Perl is quite useful in the world of computational biology, so I expected good things from Perl for Exploring DNA. A previous book on the subject, Beginning Perl for Bioinformatics, hasn't been updated since 2001. BioPerl is the largest project on the Comprehensive Perl Archive network (both in terms of features and disk size), and a guide to effectively using Perl would be extremely useful.
Perl for Exploring DNA is not that book, however, and it doesn't even mention BioPerl until the last chapter, and then only to say that it won't be discussing it. Instead, this book is about learning just enough Perl to write some toy programs, and certainly misses out on the features I'd want to pass on to scientists who are trying to leverage the power of a dynamic language to wrestle large data analysis problems.

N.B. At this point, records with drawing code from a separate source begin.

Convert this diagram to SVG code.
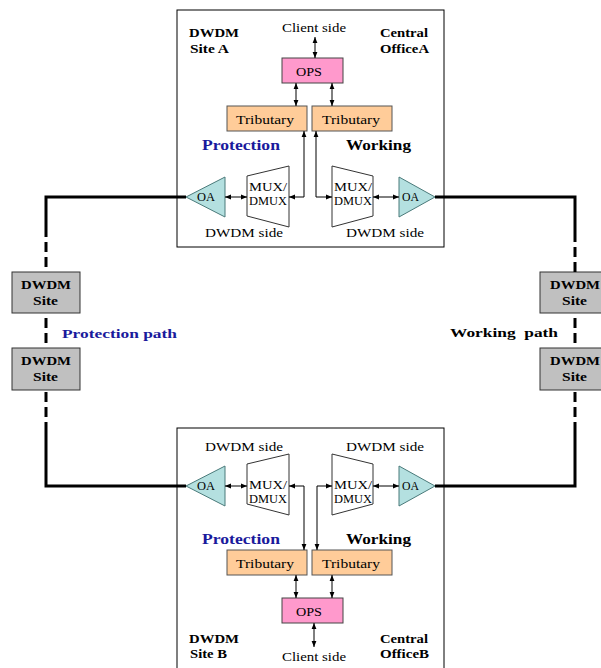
<svg xmlns="http://www.w3.org/2000/svg" width="601" height="668" viewBox="0 0 601 668">
<style>
text{font-family:"Liberation Serif","Times New Roman",serif;fill:#000}
.r{font-size:13px}
.s{font-size:12px}
.b{font-size:13px;font-weight:bold}
.bl{font-size:15px;font-weight:bold}
.blue{fill:#1a1a9c}
.frame{fill:#fff;stroke:#000;stroke-width:1}
.ops{fill:#ff99cc;stroke:#444;stroke-width:1}
.trib{fill:#ffcc99;stroke:#555;stroke-width:1}
.mux{fill:#fff;stroke:#333;stroke-width:1}
.oa{fill:#b4e0e0;stroke:#4a7a7a;stroke-width:1}
.site{fill:#c0c0c0;stroke:#333;stroke-width:1}
.thin{fill:none;stroke:#000;stroke-width:1}
.thick{fill:none;stroke:#000;stroke-width:3}
.dash{fill:none;stroke:#000;stroke-width:3;stroke-dasharray:10 5}
</style>
<defs>
<marker id="ah" viewBox="0 0 10 10" refX="10" refY="5" markerWidth="6" markerHeight="6" markerUnits="userSpaceOnUse" orient="auto-start-reverse"><path d="M0,1 L10,5 L0,9 z" fill="#000"/></marker>
</defs>

<g id="officeA">
<rect class="frame" x="177" y="10" width="267" height="237"/>
<text class="b" x="189" y="37" textLength="50" lengthAdjust="spacingAndGlyphs">DWDM</text>
<text class="b" x="190" y="53" textLength="39" lengthAdjust="spacingAndGlyphs">Site A</text>
<text class="b" x="380" y="37" textLength="48" lengthAdjust="spacingAndGlyphs">Central</text>
<text class="b" x="380" y="53" textLength="49" lengthAdjust="spacingAndGlyphs">OfficeA</text>
<text class="r" x="282" y="32" textLength="64" lengthAdjust="spacingAndGlyphs">Client side</text>
<text class="bl blue" x="202" y="150" textLength="78" lengthAdjust="spacingAndGlyphs">Protection</text>
<text class="bl" x="346" y="150" textLength="65" lengthAdjust="spacingAndGlyphs">Working</text>
<text class="r" x="205" y="237" textLength="78" lengthAdjust="spacingAndGlyphs">DWDM side</text>
<text class="r" x="346" y="237" textLength="78" lengthAdjust="spacingAndGlyphs">DWDM side</text>
</g>
<g id="opsA">
<rect class="ops" x="282" y="58" width="61" height="25"/>
<text class="r" x="296" y="76" textLength="26" lengthAdjust="spacingAndGlyphs">OPS</text>
</g>
<g id="tribA1">
<rect class="trib" x="227" y="106" width="80" height="25"/>
<text class="r" x="236" y="124" textLength="58" lengthAdjust="spacingAndGlyphs">Tributary</text>
</g>
<g id="tribA2">
<rect class="trib" x="312" y="106" width="80" height="25"/>
<text class="r" x="322" y="124" textLength="58" lengthAdjust="spacingAndGlyphs">Tributary</text>
</g>
<g id="muxA1">
<path class="mux" d="M247,176 L289,166 L289,227 L247,216 Z"/>
<text class="s" x="249" y="191" textLength="38" lengthAdjust="spacingAndGlyphs">MUX/</text>
<text class="s" x="249" y="205" textLength="38" lengthAdjust="spacingAndGlyphs">DMUX</text>
</g>
<g id="muxA2">
<path class="mux" d="M332,166 L373,176 L373,216 L332,227 Z"/>
<text class="s" x="334" y="191" textLength="38" lengthAdjust="spacingAndGlyphs">MUX/</text>
<text class="s" x="334" y="205" textLength="38" lengthAdjust="spacingAndGlyphs">DMUX</text>
</g>
<g id="oaA1">
<path class="oa" d="M186,197 L225,177 L225,217 Z"/>
<text class="s" x="197" y="201" textLength="18" lengthAdjust="spacingAndGlyphs">OA</text>
</g>
<g id="oaA2">
<path class="oa" d="M399,177 L435,197 L399,217 Z"/>
<text class="s" x="402" y="201" textLength="17" lengthAdjust="spacingAndGlyphs">OA</text>
</g>

<g id="officeB">
<rect class="frame" x="177" y="428" width="267" height="250"/>
<text class="b" x="189" y="643" textLength="50" lengthAdjust="spacingAndGlyphs">DWDM</text>
<text class="b" x="190" y="658" textLength="37" lengthAdjust="spacingAndGlyphs">Site B</text>
<text class="b" x="380" y="643" textLength="48" lengthAdjust="spacingAndGlyphs">Central</text>
<text class="b" x="380" y="658" textLength="49" lengthAdjust="spacingAndGlyphs">OfficeB</text>
<text class="r" x="282" y="661" textLength="64" lengthAdjust="spacingAndGlyphs">Client side</text>
<text class="bl blue" x="202" y="544" textLength="78" lengthAdjust="spacingAndGlyphs">Protection</text>
<text class="bl" x="346" y="544" textLength="65" lengthAdjust="spacingAndGlyphs">Working</text>
<text class="r" x="205" y="451" textLength="78" lengthAdjust="spacingAndGlyphs">DWDM side</text>
<text class="r" x="346" y="451" textLength="78" lengthAdjust="spacingAndGlyphs">DWDM side</text>
</g>
<g id="opsB">
<rect class="ops" x="282" y="598" width="61" height="25"/>
<text class="r" x="296" y="616" textLength="26" lengthAdjust="spacingAndGlyphs">OPS</text>
</g>
<g id="tribB1">
<rect class="trib" x="227" y="550" width="80" height="25"/>
<text class="r" x="236" y="568" textLength="58" lengthAdjust="spacingAndGlyphs">Tributary</text>
</g>
<g id="tribB2">
<rect class="trib" x="312" y="550" width="80" height="25"/>
<text class="r" x="322" y="568" textLength="58" lengthAdjust="spacingAndGlyphs">Tributary</text>
</g>
<g id="muxB1">
<path class="mux" d="M247,464 L289,454 L289,515 L247,504 Z"/>
<text class="s" x="249" y="489" textLength="38" lengthAdjust="spacingAndGlyphs">MUX/</text>
<text class="s" x="249" y="503" textLength="38" lengthAdjust="spacingAndGlyphs">DMUX</text>
</g>
<g id="muxB2">
<path class="mux" d="M332,454 L373,464 L373,504 L332,515 Z"/>
<text class="s" x="334" y="489" textLength="38" lengthAdjust="spacingAndGlyphs">MUX/</text>
<text class="s" x="334" y="503" textLength="38" lengthAdjust="spacingAndGlyphs">DMUX</text>
</g>
<g id="oaB1">
<path class="oa" d="M186,486 L225,466 L225,506 Z"/>
<text class="s" x="197" y="490" textLength="18" lengthAdjust="spacingAndGlyphs">OA</text>
</g>
<g id="oaB2">
<path class="oa" d="M399,466 L435,486 L399,506 Z"/>
<text class="s" x="402" y="490" textLength="17" lengthAdjust="spacingAndGlyphs">OA</text>
</g>

<g id="siteL1">
<rect class="site" x="12" y="272" width="68" height="41"/>
<text class="b" x="21" y="289" textLength="50" lengthAdjust="spacingAndGlyphs">DWDM</text>
<text class="b" x="33" y="305" textLength="25" lengthAdjust="spacingAndGlyphs">Site</text>
</g>
<g id="siteL2">
<rect class="site" x="12" y="348" width="68" height="42"/>
<text class="b" x="21" y="365" textLength="50" lengthAdjust="spacingAndGlyphs">DWDM</text>
<text class="b" x="33" y="381" textLength="25" lengthAdjust="spacingAndGlyphs">Site</text>
</g>
<g id="siteR1">
<rect class="site" x="540" y="272" width="70" height="41"/>
<text class="b" x="550" y="289" textLength="50" lengthAdjust="spacingAndGlyphs">DWDM</text>
<text class="b" x="562" y="305" textLength="25" lengthAdjust="spacingAndGlyphs">Site</text>
</g>
<g id="siteR2">
<rect class="site" x="540" y="348" width="70" height="42"/>
<text class="b" x="550" y="365" textLength="50" lengthAdjust="spacingAndGlyphs">DWDM</text>
<text class="b" x="562" y="381" textLength="25" lengthAdjust="spacingAndGlyphs">Site</text>
</g>
<g id="pathLabels">
<text class="b blue" x="62" y="338" textLength="115" lengthAdjust="spacingAndGlyphs">Protection path</text>
<text class="b" x="450" y="337" textLength="108" lengthAdjust="spacingAndGlyphs" xml:space="preserve">Working  path</text>
</g>

<g id="connectors">
<line class="thin" x1="315" y1="37" x2="315" y2="58" marker-start="url(#ah)" marker-end="url(#ah)"/>
<line class="thin" x1="296" y1="83" x2="296" y2="106" marker-start="url(#ah)" marker-end="url(#ah)"/>
<line class="thin" x1="332" y1="83" x2="332" y2="106" marker-start="url(#ah)" marker-end="url(#ah)"/>
<path class="thin" d="M304,131 L304,197 L289,197" marker-start="url(#ah)" marker-end="url(#ah)"/>
<path class="thin" d="M316,131 L316,197 L332,197" marker-start="url(#ah)" marker-end="url(#ah)"/>
<line class="thin" x1="225" y1="197" x2="247" y2="197" marker-start="url(#ah)" marker-end="url(#ah)"/>
<line class="thin" x1="373" y1="197" x2="399" y2="197" marker-start="url(#ah)" marker-end="url(#ah)"/>

<line class="thin" x1="225" y1="486" x2="247" y2="486" marker-start="url(#ah)" marker-end="url(#ah)"/>
<line class="thin" x1="373" y1="486" x2="399" y2="486" marker-start="url(#ah)" marker-end="url(#ah)"/>
<path class="thin" d="M289,486 L304,486 L304,550" marker-start="url(#ah)" marker-end="url(#ah)"/>
<path class="thin" d="M332,486 L317,486 L317,550" marker-start="url(#ah)" marker-end="url(#ah)"/>
<line class="thin" x1="296" y1="575" x2="296" y2="598" marker-start="url(#ah)" marker-end="url(#ah)"/>
<line class="thin" x1="332" y1="575" x2="332" y2="598" marker-start="url(#ah)" marker-end="url(#ah)"/>
<line class="thin" x1="314" y1="623" x2="314" y2="647" marker-start="url(#ah)" marker-end="url(#ah)"/>

<path class="thick" d="M186,197 L46,197 L46,227"/>
<line class="dash" x1="46" y1="227" x2="46" y2="272"/>
<line class="dash" x1="46" y1="318" x2="46" y2="348"/>
<line class="dash" x1="46" y1="392" x2="46" y2="422"/>
<path class="thick" d="M46,422 L46,486 L186,486"/>

<path class="thick" d="M435,197 L575,197 L575,232"/>
<line class="dash" x1="575" y1="232" x2="575" y2="272"/>
<line class="dash" x1="575" y1="318" x2="575" y2="348"/>
<line class="dash" x1="575" y1="392" x2="575" y2="422"/>
<path class="thick" d="M575,422 L575,486 L435,486"/>
</g>
</svg>
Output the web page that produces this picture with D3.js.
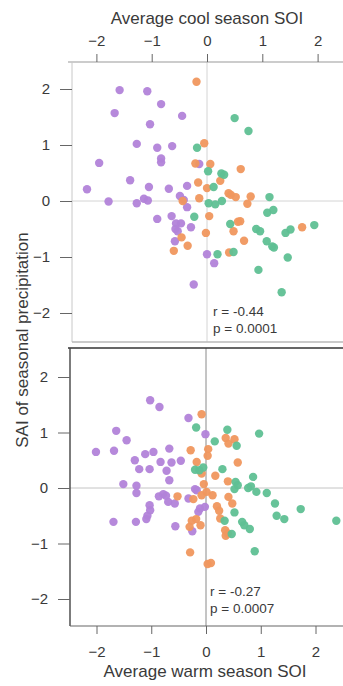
<!DOCTYPE html>
<html>
<head>
<meta charset="utf-8">
<script src="https://cdn.jsdelivr.net/npm/d3@7"></script>
<style>
  html, body { margin: 0; padding: 0; background: #fff; }
  svg { display: block; }
  text { font-family: "Liberation Sans", Arial, Helvetica, sans-serif; fill: #3a3a3a; }
</style>
</head>
<body>
<svg id="chart" width="343" height="686"></svg>
<script>
// ---------- data ----------
const tickValues = [-2, -1, 0, 1, 2];
const groups = ["purple", "orange", "green"];
const topTitle = "Average cool season SOI";
const bottomTitle = "Average warm season SOI";
const yTitle = "SAI of seasonal precipitation";
const topStats = ["r = -0.44", "p = 0.0001"];
const bottomStats = ["r = -0.27", "p = 0.0007"];

// top panel (cool season): [SOI, SAI]
const coolPurple = [
  [-1.58,1.98],[-1.08,1.96],[-0.83,1.73],[-1.67,1.57],[-0.45,1.52],[-1.03,1.37],
  [-1.27,1.02],[-0.90,0.95],[-0.63,0.98],[-0.83,0.76],[-0.83,0.69],[-1.95,0.68],
  [-1.39,0.37],[-1.05,0.25],[-0.69,0.22],[-0.36,0.27],[-2.17,0.21],[-1.78,-0.01],
  [-1.27,-0.04],[-1.14,0.04],[-1.07,0.01],[-0.49,0.09],[-0.42,0.02],[-0.36,-0.11],
  [-0.14,0.66],[-0.90,-0.32],[-0.64,-0.27],[-0.56,-0.40],[-0.47,-0.40],[-0.57,-0.50],
  [-0.53,-0.54],[-0.29,-0.47],[-0.58,-0.72],[0.00,-0.95],[0.13,-1.11],[-0.24,-1.49]
];
const coolOrange = [
  [-0.19,2.13],[-0.05,1.03],[-0.21,0.67],[0.06,0.66],[0.61,0.57],[-0.16,0.33],
  [0.00,0.23],[0.24,0.36],[0.39,0.14],[0.43,0.11],[0.52,0.07],[0.79,0.08],
  [0.73,-0.05],[-0.14,0.05],[-0.44,0.00],[0.04,-0.27],[-0.02,-0.57],[0.56,-0.37],
  [0.60,-0.36],[0.48,-0.54],[0.67,-0.71],[1.72,-0.47],[-0.46,-0.65],[-0.35,-0.80],
  [-0.60,-0.89],[0.40,-0.92]
];
const coolGreen = [
  [0.50,1.48],[0.75,1.25],[-0.18,0.95],[0.02,0.53],[0.26,0.49],[0.31,0.47],
  [0.12,0.25],[0.03,-0.04],[0.15,-0.06],[0.27,0.00],[1.13,0.07],[1.09,-0.21],
  [1.20,-0.16],[-0.23,-0.28],[0.42,-0.41],[0.89,-0.50],[0.96,-0.54],[1.08,-0.72],
  [1.18,-0.81],[1.21,-0.83],[1.42,-0.57],[1.51,-0.51],[1.94,-0.43],[1.46,-1.01],
  [0.93,-1.23],[1.35,-1.63],[0.19,-0.95],[0.48,-0.91]
];

// bottom panel (warm season): [SOI, SAI]
const warmPurple = [
  [-1.02,1.58],[-0.85,1.46],[-0.32,1.26],[-0.01,0.97],[-1.64,1.03],[-1.45,0.86],
  [-2.01,0.65],[-1.68,0.67],[-1.11,0.61],[-0.96,0.65],[-0.67,0.71],[-1.30,0.50],
  [-0.83,0.47],[-0.63,0.46],[-0.46,0.49],[-1.22,0.34],[-1.03,0.34],[-0.72,0.31],
  [-0.67,0.14],[-1.51,0.07],[-1.27,0.04],[-1.27,-0.09],[-0.86,-0.15],[-0.78,-0.11],
  [-0.73,-0.14],[-0.69,-0.25],[-0.57,-0.28],[-0.32,-0.19],[-0.17,-0.04],[-1.03,-0.31],
  [-1.02,-0.40],[-1.07,-0.50],[-1.09,-0.56],[-0.11,-0.37],[-0.02,-0.34],[-0.14,-0.43],
  [-1.69,-0.61],[-1.28,-0.61],[-0.56,-0.69],[-0.25,-0.78],[-0.20,-0.02]
];
const warmOrange = [
  [-0.08,1.33],[0.36,0.90],[0.41,0.80],[0.52,0.88],[0.04,0.70],[0.03,0.58],
  [-0.28,0.68],[-0.17,0.47],[0.58,0.46],[-0.08,0.26],[0.17,0.22],[0.40,0.12],
  [-0.04,0.07],[-0.52,-0.15],[-0.23,-0.20],[-0.08,-0.13],[0.01,-0.07],[0.12,-0.13],
  [0.41,-0.16],[0.48,-0.28],[0.20,-0.33],[0.24,-0.41],[0.26,-0.55],[-0.26,-0.59],
  [-0.18,-0.56],[-0.30,-0.70],[-0.10,-0.67],[0.35,-0.76],[0.36,-0.86],[0.40,-0.82],
  [-0.29,-1.16],[0.03,-1.37],[0.09,-1.35]
];
const warmGreen = [
  [-0.18,1.09],[0.39,1.05],[0.97,0.98],[0.16,0.84],[0.56,0.76],[-0.20,0.33],
  [-0.12,0.32],[-0.05,0.37],[0.30,0.34],[0.86,0.20],[0.54,0.11],[0.58,0.05],
  [0.52,-0.02],[0.77,0.00],[0.82,0.03],[0.92,-0.07],[1.11,-0.09],[1.26,-0.28],
  [1.73,-0.38],[1.29,-0.50],[1.43,-0.56],[2.38,-0.59],[0.52,-0.44],[0.34,-0.59],
  [0.66,-0.61],[0.70,-0.67],[0.80,-0.74],[0.47,-0.83],[0.89,-1.14]
];

// ---------- styles ----------
const colors = { purple: "#b283d9", orange: "#f0975e", green: "#5fc093" };
const svg = d3.select("#chart");

function panel(cfg) {
  const g = svg.append("g");
  const x = d3.scaleLinear().domain([-2, 2]).range(cfg.xRange);
  const y = d3.scaleLinear().domain([-2, 2]).range(cfg.yRange);

  // zero reference lines
  g.append("line").attr("x1", x(0)).attr("x2", x(0)).attr("y1", cfg.top).attr("y2", cfg.bottom)
    .attr("stroke", cfg.vzero).attr("stroke-width", 1);
  g.append("line").attr("x1", cfg.left).attr("x2", 343).attr("y1", y(0)).attr("y2", y(0))
    .attr("stroke", cfg.hzero).attr("stroke-width", 1);

  // frame
  cfg.frame.forEach(f => {
    g.append("line").attr("x1", f[0]).attr("y1", f[1]).attr("x2", f[2]).attr("y2", f[3])
      .attr("stroke", f[4]).attr("stroke-width", f[5]);
  });

  // axes
  const xa = cfg.xTop ? d3.axisTop(x) : d3.axisBottom(x);
  xa.tickValues(tickValues).tickSize(8).tickPadding(cfg.xPad).tickFormat(d3.format("d"));
  const gx = g.append("g").attr("transform", `translate(0,${cfg.xAxisY})`).call(xa);
  gx.select(".domain").remove();
  gx.selectAll(".tick line").attr("stroke", "#666");
  gx.selectAll(".tick text").style("font-size", "15px").attr("fill", "#3a3a3a");

  const ya = d3.axisLeft(y).tickValues(tickValues).tickSize(12).tickPadding(10).tickFormat(d3.format("d"));
  const gy = g.append("g").attr("transform", `translate(${cfg.left},0)`).call(ya);
  gy.select(".domain").remove();
  gy.selectAll(".tick line").attr("stroke", "#666");
  gy.selectAll(".tick text").style("font-size", "15px").attr("fill", "#3a3a3a");

  // points
  const sets = [["purple", cfg.data[0]], ["orange", cfg.data[1]], ["green", cfg.data[2]]];
  sets.forEach(([name, pts]) => {
    g.append("g").selectAll("circle").data(pts).join("circle")
      .attr("cx", d => x(d[0])).attr("cy", d => y(d[1])).attr("r", 4.2)
      .attr("fill", colors[name]).attr("opacity", 0.95);
  });

  // stats
  const t = g.append("text").attr("x", cfg.statX).attr("y", cfg.statY).style("font-size", "13.5px");
  cfg.stats.forEach((s, i) => {
    t.append("tspan").attr("x", cfg.statX).attr("dy", i === 0 ? 0 : 17).text(s);
  });
}

panel({
  xRange: [96.4, 317.6], yRange: [313, 89], top: 62, bottom: 342, left: 72,
  vzero: "#d4d4d4", hzero: "#d4d4d4",
  frame: [[68, 62, 343, 62, "#9a9a9a", 1.2], [72, 62, 72, 342, "#c8c8c8", 1], [72, 342, 343, 342, "#b8b8b8", 1.5]],
  xTop: true, xAxisY: 62, xPad: 8,
  data: [coolPurple, coolOrange, coolGreen],
  stats: topStats, statX: 213, statY: 316
});

panel({
  xRange: [96.5, 315.5], yRange: [599, 377], top: 348, bottom: 626, left: 70,
  vzero: "#8a8a8a", hzero: "#c4c4c4",
  frame: [[68, 348, 343, 348, "#333", 1.6], [70, 348, 70, 626, "#444", 1.4], [70, 626, 343, 626, "#666", 1.2]],
  xTop: false, xAxisY: 626, xPad: 12,
  data: [warmPurple, warmOrange, warmGreen],
  stats: bottomStats, statX: 210, statY: 596
});

// titles
svg.append("text").attr("x", 207).attr("y", 24).attr("text-anchor", "middle")
  .style("font-size", "17px").text(topTitle);
svg.append("text").attr("x", 205).attr("y", 677).attr("text-anchor", "middle")
  .style("font-size", "17px").text(bottomTitle);
svg.append("text").attr("transform", "translate(28,340) rotate(-90)").attr("text-anchor", "middle")
  .style("font-size", "17px").text(yTitle);
</script>
</body>
</html>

The authors understanding of Perl, or at least their ability to explain in it in a way that won't confuse the reader who goes further with Perl, is seriously lacking. They fall into the trap of many novice explanations of concepts that give other beginners a poor foundation for further work. Often, the language they use to explain certain features uses terms that conflict with Perl jargon, which is bound to cause problems later.
As with most books of this sort, it seems that the Perl is really just a crude translation of similar C language programs. The examples may be in Perl, but lack the power of Perl. For example, on page 84, they want to count the number of times different nucleotides show up. They commit a carndinal sin of programming by repeating the same code with very slight changes to the different lines:
$numA = ( $sequence =~ tr/A/A/ );
$numC = ( $sequence =~ tr/C/C/ );
$numG = ( $sequence =~ tr/G/G/ );
$numT = ( $sequence =~ tr/T/T/ );
$probOfA = $numA / $sequenceLength;
$probOfC = $numC / $sequenceLength;
$probOfG = $numG / $sequenceLength;
$probOfT = $numT / $sequenceLength;
They have to do it this way because they shove the discussion of hashes, probably the most useful feature of Perl to the beginner, toward the end of the book. Since most of the useful stuff shows up at the end, most of the examples in the book do things the hard way. Additionally, many examples use features that the authors have not previously explained
Most of the examples in the book perform various operations on a string the represents DNA, but the operations don't have any real science behind them. This is a consequence of not being able to solve meaty problems with the limited amount of Perl they discuss. There are many asides that digress from the current topics and take away from the book focus.
Most disturbing, however, is a lack of wisdom in using Perl, The authors say very little about CPAN, the Comprehensive Perl Archive Network, which is Perl's killer feature. If there's something you need to do, CPAN probably has a module for it. When your a scientist just trying to get work done, CPAN should be the first thing you learn about. I expected this to be a real-world, task-oriented book. It's not. Futhermore, there are many great resources in the Perl community, but on page 20 the authors essentially say "Don't use them" out of some fear that scientists won't be able to hold their own against a "technical" community. After CPAN, the next best advice for the work-a-day Perler is effectively using the resources that are out there.
The concept of the book is a worthy one, but its execution, at least in this edition, is severely lacking. There are several other good books for the Perl beginner (although without the DNA focus), and I'm sure that any scientist worth his salt will know how to take the general concepts and apply them to specific tasks. Other books, such as Data Munging with Perl, can help with advanced string manipulation tasks.